What Romney Could Deliver

by Chris Bodenner
Nate Silver ran 10,000 simulated elections and determined that Michigan — Romney’s home state — is the top "tipping-point state" for the fall.

Update (7/20): Sean at 538 emails to note: "The polls are updated constantly which affects the Tipping Point chart, and Michigan has dipped to 22% and 3rd, behind Ohio (41%) and Colorado (23%)." He also points to his skepticism about running mates helping in their home states.
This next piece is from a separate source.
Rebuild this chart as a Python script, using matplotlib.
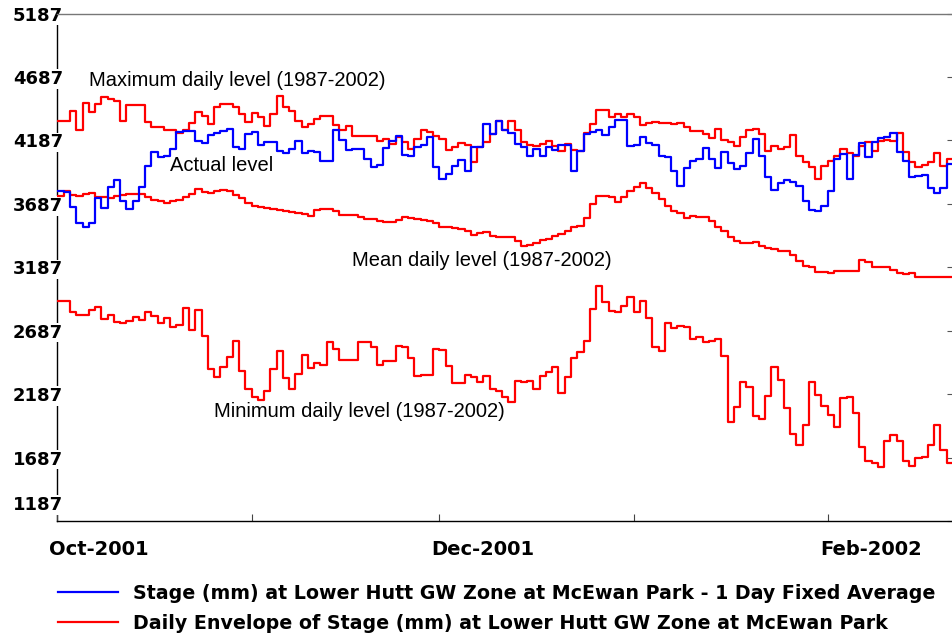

I myself have always been skeptical of the ability of Romney to carry MI. He won the state by just 9 points in the Jan. primary — before the national economic downturn, which is hitting states like MI harder than others. The conventional wisdom says that Romney’s major strength is economic issues, but I fail to see how a multimillionaire CEO of a private equity firm will help with struggling Rust Belt voters. If anything, he’d be a liability for McCain (with Gramm’s "nation of whiners" the icing on the cake). Huckabee said it best back in January: "He is the boss that fired you, not the guy you work with."